Recipe for Sushi rice;
The rice to be cooked should be enough to make sushi-rolls for a four individuals preferably a family of four.
- Measure 3-cups of sushi rice- before it’s cooked.
- Add 31/4 cups water to the rice maker
- Add the measured rice to the rice-maker then set the time for it to start cooking.
- When your rice is ready, prepare the sushi-rice vinegar mix to give it its distinctive taste.
How to prepare the Rice-vinegar mixture
- 1/3 cup rice vinegar
- 3 table spoon sugar
- Place your rice vinegar and sugar together into a small sauce-pan using low heat to mix until that sugar completely dissolves then let the mixture cool.
- When the rice is still hot, you’re required to move it into large wooden bowl.
- Take your vinegar mixture then sprinkle it lightly using small amounts over the rice; first make horizontal cutting motions thereafter vertical cutting motions all across the rice. This action will enable each rice grain to be properly coated by the vinegar mixture.
Don’t do things
- Never pour the liquid onto the rice, if you do so, it will clump into big-balls of rice and I beat you don’t want that.
To cool your rice, you can use a piece of newspaper or hand-held fan. After the vinegar mixture is cut into your rice; it should be sticky, shiny and slightly cooled. it shouldn’t be hot or cold. If the rice is too hot when you’re assembling your sushi then it will definitely become rubbery on the “nori”. Therefore, it is essential to assemble your sushi when it has slightly cooled off.

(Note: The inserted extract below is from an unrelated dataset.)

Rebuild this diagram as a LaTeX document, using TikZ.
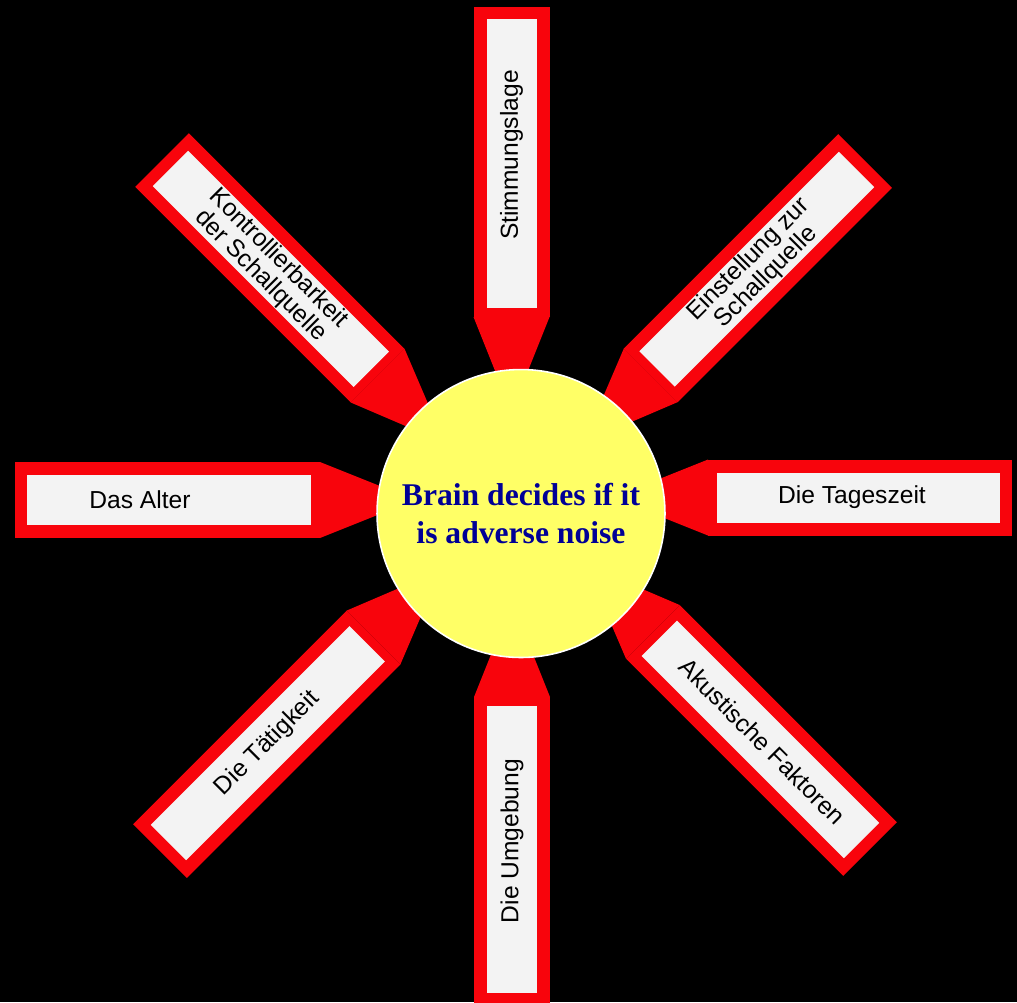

For Vegetables and other ingredients;
- You should slice your vegetables thinly. It can be done using a slicer or even by hand. Your sushi ingredients should be sliced as thinly as possible.
- You can then set your ingredients in small bowls in-order to arrange them for easy access in a circle or line. Just take small bits from each and every bowl while you assemble your sushi.
How to cut fish using Sushi knife:
After buying your sushi-grade fish, using sushi knife if your piece of fish isn’t precut; slice your fish at a 45-degree angle with a pulling motion. First, place your blades heal on the fish while having your blade as a 45 degree angle. Thereafter, pull your sushi knife towards you as you slice the fish from the knife’s heal to the point inform of one fluid motion. The size of your slices will all depend on the type of fish you’re slicing though since you’re preparing your own sushi, you indeed have full control on how your fish is to be cut.
It all depends with the type of fish you like and their availability in your area. Here are 5 basic ways of cutting sushi fish. They include;
- A rectangular cut- it’s the most common cut for all fish.
- A cube cut-for soft thick fish
- An angled cut- mostly used for nagiri
- A paper-thin cut- best suitable for some firm and white fish
- A thread-cut- for squid and thin-white fish filets.
Step 5: Wrap and Roll
- First, place an 8-ounce of water as well as 2-3 tablespoons of vinegar in the bowl to enable you dip your hands when you’ll be assembling the sushi to help keep the rice from sticking onto your hands.
- Then, cover the bamboo mat using plastic wrap so as to prevent rice from getting stuck to it.
- Place a half-sheet of the shiny side of nori down on your saran covered-bamboo mat. For an inside-out roll, you can use either sides of your nori.
- To prevent sticking, dip your hands in the mixture of vinegar and water.
- Take a small handful of sushi rice, cover the bottom with ¾ of nori sheet using thin layer of rice while you leave the top ¼ of the nori sheet to be empty. The empty section will be use to seal them together.
- Put a groove just along the rice length.
- While it depends on the recipe chosen; lay a thin-layer of vegetables/crab meat/fish in the groove just on top of the rice and on the bottom-third of your nori sheet.
- Make a groove along the length of the rice.
- You can then add a little swipe of wasabi just on top of your preferred other ingredients.
- Start rolling your sushi roll. First, put the tips of your 4 fingers on top of your sushi ingredients so as to hold them together while you keep both your thumbs slightly on the bamboo rolling mat’s back.
- Push the mat around the sushi roll until the nori top and bottom edges meets.
- Remove your fingers out from the roll and mat.
- Continue rolling your sushi mat in a circle just around the ingredients but don’t press too hard to avoid having a heavy rice log. You can use the mat to shape the sushi into a nice, long and round roll.
- Your sushi is ready now, you can set your sushi roll on a plate, you can add as many rolls as you want but first let them cool for few minutes before cutting to enable the rice as well as ingredients to stick and gel in shape
- To effectively cut your sushi roll, use a cutting board. Place on e sushi roll on the cutting board then using your sushi knife cut each roll into half, preferably cutting down and through. Thereafter, place those 2-halves above and below each other as you cut each section to get three pieces. You’ll have 6 bite-sized sushi-morsels; place your sushi on a plate. Using the same process, you can cut all your sushi rolls into bite-sized pieces.
Step 6: Eat
You can now enjoy eating your sushi rolls using chopsticks or your hands/fingers. In addition, to maximize your sushi taste, you can sparingly dip your sushi bites n soy sauce, too much of it will make the rice to fall apart and use wasabi to complement your sushi flavor.